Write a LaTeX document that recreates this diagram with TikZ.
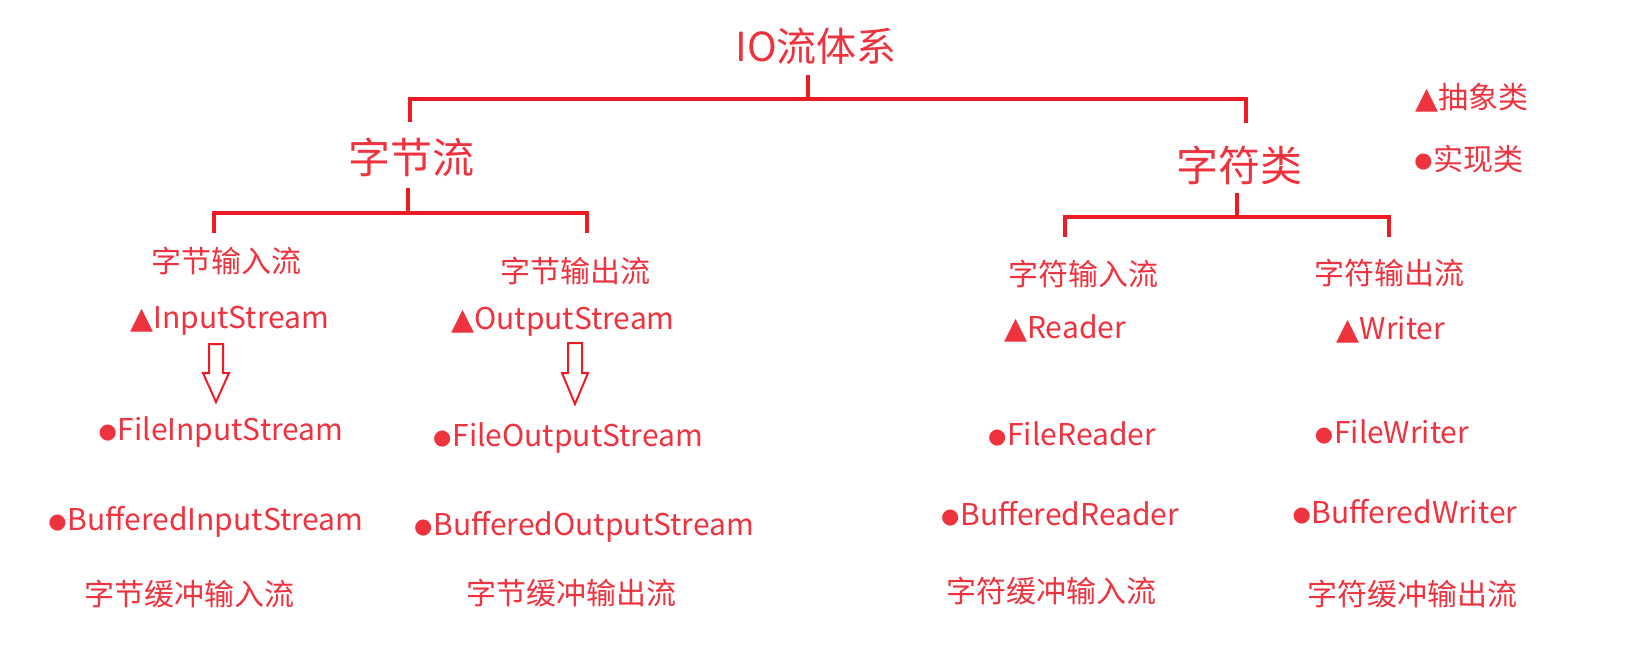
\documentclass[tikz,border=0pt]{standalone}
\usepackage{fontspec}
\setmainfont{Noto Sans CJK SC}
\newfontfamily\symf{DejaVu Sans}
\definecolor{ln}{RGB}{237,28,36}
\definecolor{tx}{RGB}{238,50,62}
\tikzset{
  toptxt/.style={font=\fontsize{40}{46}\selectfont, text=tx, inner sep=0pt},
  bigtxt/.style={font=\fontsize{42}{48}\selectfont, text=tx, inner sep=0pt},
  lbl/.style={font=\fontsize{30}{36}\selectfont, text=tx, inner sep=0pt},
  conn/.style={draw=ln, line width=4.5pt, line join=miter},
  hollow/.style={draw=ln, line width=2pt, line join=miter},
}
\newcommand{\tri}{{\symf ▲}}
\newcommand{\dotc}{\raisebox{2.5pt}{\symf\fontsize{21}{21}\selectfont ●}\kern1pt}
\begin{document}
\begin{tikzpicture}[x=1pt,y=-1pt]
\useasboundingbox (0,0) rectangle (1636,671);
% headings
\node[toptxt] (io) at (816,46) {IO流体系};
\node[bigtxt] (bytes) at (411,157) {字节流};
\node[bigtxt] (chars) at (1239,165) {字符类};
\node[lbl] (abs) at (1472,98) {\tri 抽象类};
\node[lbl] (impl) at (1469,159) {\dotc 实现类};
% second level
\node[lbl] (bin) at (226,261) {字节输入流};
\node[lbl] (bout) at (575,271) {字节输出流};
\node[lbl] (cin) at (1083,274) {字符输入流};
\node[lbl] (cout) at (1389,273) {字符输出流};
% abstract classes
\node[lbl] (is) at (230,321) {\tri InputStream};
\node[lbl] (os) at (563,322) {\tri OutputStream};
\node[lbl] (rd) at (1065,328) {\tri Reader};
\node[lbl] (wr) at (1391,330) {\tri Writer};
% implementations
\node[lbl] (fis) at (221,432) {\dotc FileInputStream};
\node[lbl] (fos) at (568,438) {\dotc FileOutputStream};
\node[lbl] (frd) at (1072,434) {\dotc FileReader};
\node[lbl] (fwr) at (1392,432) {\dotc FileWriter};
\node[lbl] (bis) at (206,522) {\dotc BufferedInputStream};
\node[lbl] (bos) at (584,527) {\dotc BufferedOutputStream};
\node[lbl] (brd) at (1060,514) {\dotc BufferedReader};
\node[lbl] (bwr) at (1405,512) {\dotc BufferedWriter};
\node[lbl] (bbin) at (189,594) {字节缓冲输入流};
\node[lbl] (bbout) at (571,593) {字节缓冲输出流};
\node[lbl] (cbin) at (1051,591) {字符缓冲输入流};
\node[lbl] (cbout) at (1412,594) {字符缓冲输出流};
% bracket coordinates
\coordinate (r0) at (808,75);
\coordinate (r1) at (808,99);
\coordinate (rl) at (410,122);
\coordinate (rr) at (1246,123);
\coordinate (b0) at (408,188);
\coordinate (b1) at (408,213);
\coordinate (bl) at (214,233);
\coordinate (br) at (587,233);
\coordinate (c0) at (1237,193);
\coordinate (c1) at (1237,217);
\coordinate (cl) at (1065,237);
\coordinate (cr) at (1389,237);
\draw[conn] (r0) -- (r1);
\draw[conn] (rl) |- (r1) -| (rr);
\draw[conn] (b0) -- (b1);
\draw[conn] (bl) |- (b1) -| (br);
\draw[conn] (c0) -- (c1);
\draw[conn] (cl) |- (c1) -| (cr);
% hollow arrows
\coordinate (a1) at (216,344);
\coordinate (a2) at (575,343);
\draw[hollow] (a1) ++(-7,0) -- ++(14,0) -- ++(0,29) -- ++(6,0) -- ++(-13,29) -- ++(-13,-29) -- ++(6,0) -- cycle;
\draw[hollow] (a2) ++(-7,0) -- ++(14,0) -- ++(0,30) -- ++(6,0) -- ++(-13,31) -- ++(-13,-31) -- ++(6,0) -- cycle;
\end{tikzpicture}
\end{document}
※ ※ ※
What this task involves – Your task is to repeat the material above exactly, without its pictures.

Task output –
Write a LaTeX document that recreates this diagram with TikZ.
\documentclass[tikz,border=0pt]{standalone}
\usepackage{fontspec}
\setmainfont{Noto Sans CJK SC}
\newfontfamily\symf{DejaVu Sans}
\definecolor{ln}{RGB}{237,28,36}
\definecolor{tx}{RGB}{238,50,62}
\tikzset{
  toptxt/.style={font=\fontsize{40}{46}\selectfont, text=tx, inner sep=0pt},
  bigtxt/.style={font=\fontsize{42}{48}\selectfont, text=tx, inner sep=0pt},
  lbl/.style={font=\fontsize{30}{36}\selectfont, text=tx, inner sep=0pt},
  conn/.style={draw=ln, line width=4.5pt, line join=miter},
  hollow/.style={draw=ln, line width=2pt, line join=miter},
}
\newcommand{\tri}{{\symf ▲}}
\newcommand{\dotc}{\raisebox{2.5pt}{\symf\fontsize{21}{21}\selectfont ●}\kern1pt}
\begin{document}
\begin{tikzpicture}[x=1pt,y=-1pt]
\useasboundingbox (0,0) rectangle (1636,671);
% headings
\node[toptxt] (io) at (816,46) {IO流体系};
\node[bigtxt] (bytes) at (411,157) {字节流};
\node[bigtxt] (chars) at (1239,165) {字符类};
\node[lbl] (abs) at (1472,98) {\tri 抽象类};
\node[lbl] (impl) at (1469,159) {\dotc 实现类};
% second level
\node[lbl] (bin) at (226,261) {字节输入流};
\node[lbl] (bout) at (575,271) {字节输出流};
\node[lbl] (cin) at (1083,274) {字符输入流};
\node[lbl] (cout) at (1389,273) {字符输出流};
% abstract classes
\node[lbl] (is) at (230,321) {\tri InputStream};
\node[lbl] (os) at (563,322) {\tri OutputStream};
\node[lbl] (rd) at (1065,328) {\tri Reader};
\node[lbl] (wr) at (1391,330) {\tri Writer};
% implementations
\node[lbl] (fis) at (221,432) {\dotc FileInputStream};
\node[lbl] (fos) at (568,438) {\dotc FileOutputStream};
\node[lbl] (frd) at (1072,434) {\dotc FileReader};
\node[lbl] (fwr) at (1392,432) {\dotc FileWriter};
\node[lbl] (bis) at (206,522) {\dotc BufferedInputStream};
\node[lbl] (bos) at (584,527) {\dotc BufferedOutputStream};
\node[lbl] (brd) at (1060,514) {\dotc BufferedReader};
\node[lbl] (bwr) at (1405,512) {\dotc BufferedWriter};
\node[lbl] (bbin) at (189,594) {字节缓冲输入流};
\node[lbl] (bbout) at (571,593) {字节缓冲输出流};
\node[lbl] (cbin) at (1051,591) {字符缓冲输入流};
\node[lbl] (cbout) at (1412,594) {字符缓冲输出流};
% bracket coordinates
\coordinate (r0) at (808,75);
\coordinate (r1) at (808,99);
\coordinate (rl) at (410,122);
\coordinate (rr) at (1246,123);
\coordinate (b0) at (408,188);
\coordinate (b1) at (408,213);
\coordinate (bl) at (214,233);
\coordinate (br) at (587,233);
\coordinate (c0) at (1237,193);
\coordinate (c1) at (1237,217);
\coordinate (cl) at (1065,237);
\coordinate (cr) at (1389,237);
\draw[conn] (r0) -- (r1);
\draw[conn] (rl) |- (r1) -| (rr);
\draw[conn] (b0) -- (b1);
\draw[conn] (bl) |- (b1) -| (br);
\draw[conn] (c0) -- (c1);
\draw[conn] (cl) |- (c1) -| (cr);
% hollow arrows
\coordinate (a1) at (216,344);
\coordinate (a2) at (575,343);
\draw[hollow] (a1) ++(-7,0) -- ++(14,0) -- ++(0,29) -- ++(6,0) -- ++(-13,29) -- ++(-13,-29) -- ++(6,0) -- cycle;
\draw[hollow] (a2) ++(-7,0) -- ++(14,0) -- ++(0,30) -- ++(6,0) -- ++(-13,31) -- ++(-13,-31) -- ++(6,0) -- cycle;
\end{tikzpicture}
\end{document}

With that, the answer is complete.